> Set problem
Repeat every entry word for word, but leave the images out of your copy.
------------------------------------------------------------------------
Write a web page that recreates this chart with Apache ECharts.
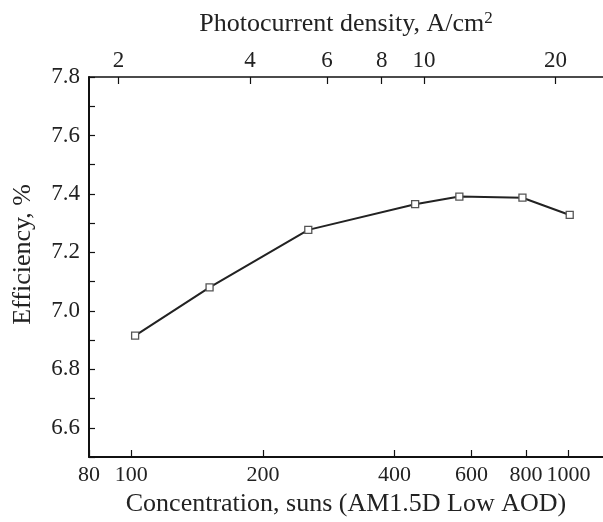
<!DOCTYPE html>
<html>
<head>
<meta charset="utf-8">
<script src="https://cdn.jsdelivr.net/npm/echarts@6/dist/echarts.min.js"></script>
<style>html,body{margin:0;padding:0;background:#fff;}#c{width:603px;height:522px;}</style>
</head>
<body>
<div id="c"></div>
<script>
// Data
const concentration = [102, 151, 254, 446, 563, 785, 1007];
const efficiency = [6.915, 7.08, 7.277, 7.365, 7.391, 7.387, 7.328];
const bottomTicks = [80, 100, 200, 400, 600, 800, 1000];
const topTicks = [2, 4, 6, 8, 10, 20];
const densityPerSun = 0.0214; // A/cm^2 per sun (top axis scale)
const concMin = 80, concMax = 1200;
const yMin = 6.5, yMax = 7.8;

const font = 'Liberation Serif';
const txt = '#222';
const L = Math.log10;

const chart = echarts.init(document.getElementById('c'));
chart.setOption({
  animation: false,
  backgroundColor: '#fff',
  grid: { left: 89, right: -1, top: 77, bottom: 65 },
  xAxis: [
    {
      type: 'value', position: 'bottom',
      min: L(concMin), max: L(concMax),
      axisLine: { show: true, onZero: false, lineStyle: { color: '#111', width: 2 } },
      axisTick: { show: true, inside: true, length: 7, customValues: bottomTicks.map(L), lineStyle: { color: '#111', width: 1.2 } },
      axisLabel: { customValues: bottomTicks.map(L), formatter: v => String(Math.round(Math.pow(10, v))), fontFamily: font, fontSize: 22, color: txt, margin: 7 },
      splitLine: { show: false },
      name: 'Concentration, suns (AM1.5D Low AOD)', nameLocation: 'middle', nameGap: 31,
      nameTextStyle: { fontFamily: font, fontSize: 26, color: txt }
    },
    {
      type: 'value', position: 'top',
      min: L(concMin * densityPerSun), max: L(concMax * densityPerSun),
      axisLine: { show: true, onZero: false, lineStyle: { color: '#111', width: 1.5 } },
      axisTick: { show: true, inside: true, length: 7, customValues: topTicks.map(L), lineStyle: { color: '#111', width: 1.2 } },
      axisLabel: { customValues: topTicks.map(L), formatter: v => String(Math.round(Math.pow(10, v))), fontFamily: font, fontSize: 23, color: txt, margin: 5 },
      splitLine: { show: false },
      name: 'Photocurrent density, A/cm{sup|2}', nameLocation: 'middle', nameGap: 38,
      nameTextStyle: { fontFamily: font, fontSize: 26, color: txt, rich: { sup: { fontFamily: font, fontSize: 17, color: txt, verticalAlign: 'top', padding: [0, 0, 12, 0] } } }
    }
  ],
  yAxis: {
    type: 'value', min: yMin, max: yMax, interval: 0.1,
    axisLine: { show: true, lineStyle: { color: '#111', width: 2 } },
    axisTick: { show: true, inside: true, length: 6, lineStyle: { color: '#111', width: 1.2 } },
    axisLabel: {
      fontFamily: font, fontSize: 23, color: txt, margin: 9,
      formatter: v => (Math.round(v * 10) % 2 === 0 ? v.toFixed(1) : '')
    },
    splitLine: { show: false }
  },
  graphic: [{
    type: 'text', left: 10, top: 184,
    style: { text: 'Efficiency, %', font: '26px "Liberation Serif"', fill: txt },
    rotation: Math.PI / 2, originX: 0, originY: 0
  }],
  series: [{
    type: 'line', xAxisIndex: 0,
    data: concentration.map((c, i) => [L(c), efficiency[i]]),
    symbol: 'rect', symbolSize: 7,
    lineStyle: { color: '#222', width: 2 },
    itemStyle: { color: '#fff', borderColor: '#555', borderWidth: 1.3 }
  }]
});
</script>
</body>
</html>
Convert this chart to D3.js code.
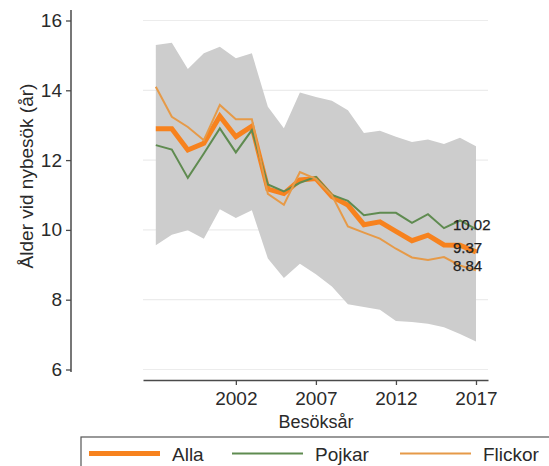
------------------------------------------------------------------------
> Output
Write a web page that recreates this chart with Apache ECharts.
<!DOCTYPE html>
<html>
<head>
<meta charset="utf-8">
<script src="https://cdn.jsdelivr.net/npm/echarts@6/dist/echarts.min.js"></script>
<style>html,body{margin:0;padding:0;background:#fff;}#c{width:603px;height:522px;}</style>
</head>
<body>
<div id="c"></div>
<script>
// Data
const concentration = [102, 151, 254, 446, 563, 785, 1007];
const efficiency = [6.915, 7.08, 7.277, 7.365, 7.391, 7.387, 7.328];
const bottomTicks = [80, 100, 200, 400, 600, 800, 1000];
const topTicks = [2, 4, 6, 8, 10, 20];
const densityPerSun = 0.0214; // A/cm^2 per sun (top axis scale)
const concMin = 80, concMax = 1200;
const yMin = 6.5, yMax = 7.8;

const font = 'Liberation Serif';
const txt = '#222';
const L = Math.log10;

const chart = echarts.init(document.getElementById('c'));
chart.setOption({
  animation: false,
  backgroundColor: '#fff',
  grid: { left: 89, right: -1, top: 77, bottom: 65 },
  xAxis: [
    {
      type: 'value', position: 'bottom',
      min: L(concMin), max: L(concMax),
      axisLine: { show: true, onZero: false, lineStyle: { color: '#111', width: 2 } },
      axisTick: { show: true, inside: true, length: 7, customValues: bottomTicks.map(L), lineStyle: { color: '#111', width: 1.2 } },
      axisLabel: { customValues: bottomTicks.map(L), formatter: v => String(Math.round(Math.pow(10, v))), fontFamily: font, fontSize: 22, color: txt, margin: 7 },
      splitLine: { show: false },
      name: 'Concentration, suns (AM1.5D Low AOD)', nameLocation: 'middle', nameGap: 31,
      nameTextStyle: { fontFamily: font, fontSize: 26, color: txt }
    },
    {
      type: 'value', position: 'top',
      min: L(concMin * densityPerSun), max: L(concMax * densityPerSun),
      axisLine: { show: true, onZero: false, lineStyle: { color: '#111', width: 1.5 } },
      axisTick: { show: true, inside: true, length: 7, customValues: topTicks.map(L), lineStyle: { color: '#111', width: 1.2 } },
      axisLabel: { customValues: topTicks.map(L), formatter: v => String(Math.round(Math.pow(10, v))), fontFamily: font, fontSize: 23, color: txt, margin: 5 },
      splitLine: { show: false },
      name: 'Photocurrent density, A/cm{sup|2}', nameLocation: 'middle', nameGap: 38,
      nameTextStyle: { fontFamily: font, fontSize: 26, color: txt, rich: { sup: { fontFamily: font, fontSize: 17, color: txt, verticalAlign: 'top', padding: [0, 0, 12, 0] } } }
    }
  ],
  yAxis: {
    type: 'value', min: yMin, max: yMax, interval: 0.1,
    axisLine: { show: true, lineStyle: { color: '#111', width: 2 } },
    axisTick: { show: true, inside: true, length: 6, lineStyle: { color: '#111', width: 1.2 } },
    axisLabel: {
      fontFamily: font, fontSize: 23, color: txt, margin: 9,
      formatter: v => (Math.round(v * 10) % 2 === 0 ? v.toFixed(1) : '')
    },
    splitLine: { show: false }
  },
  graphic: [{
    type: 'text', left: 10, top: 184,
    style: { text: 'Efficiency, %', font: '26px "Liberation Serif"', fill: txt },
    rotation: Math.PI / 2, originX: 0, originY: 0
  }],
  series: [{
    type: 'line', xAxisIndex: 0,
    data: concentration.map((c, i) => [L(c), efficiency[i]]),
    symbol: 'rect', symbolSize: 7,
    lineStyle: { color: '#222', width: 2 },
    itemStyle: { color: '#fff', borderColor: '#555', borderWidth: 1.3 }
  }]
});
</script>
</body>
</html>
Convert this chart to D3.js code.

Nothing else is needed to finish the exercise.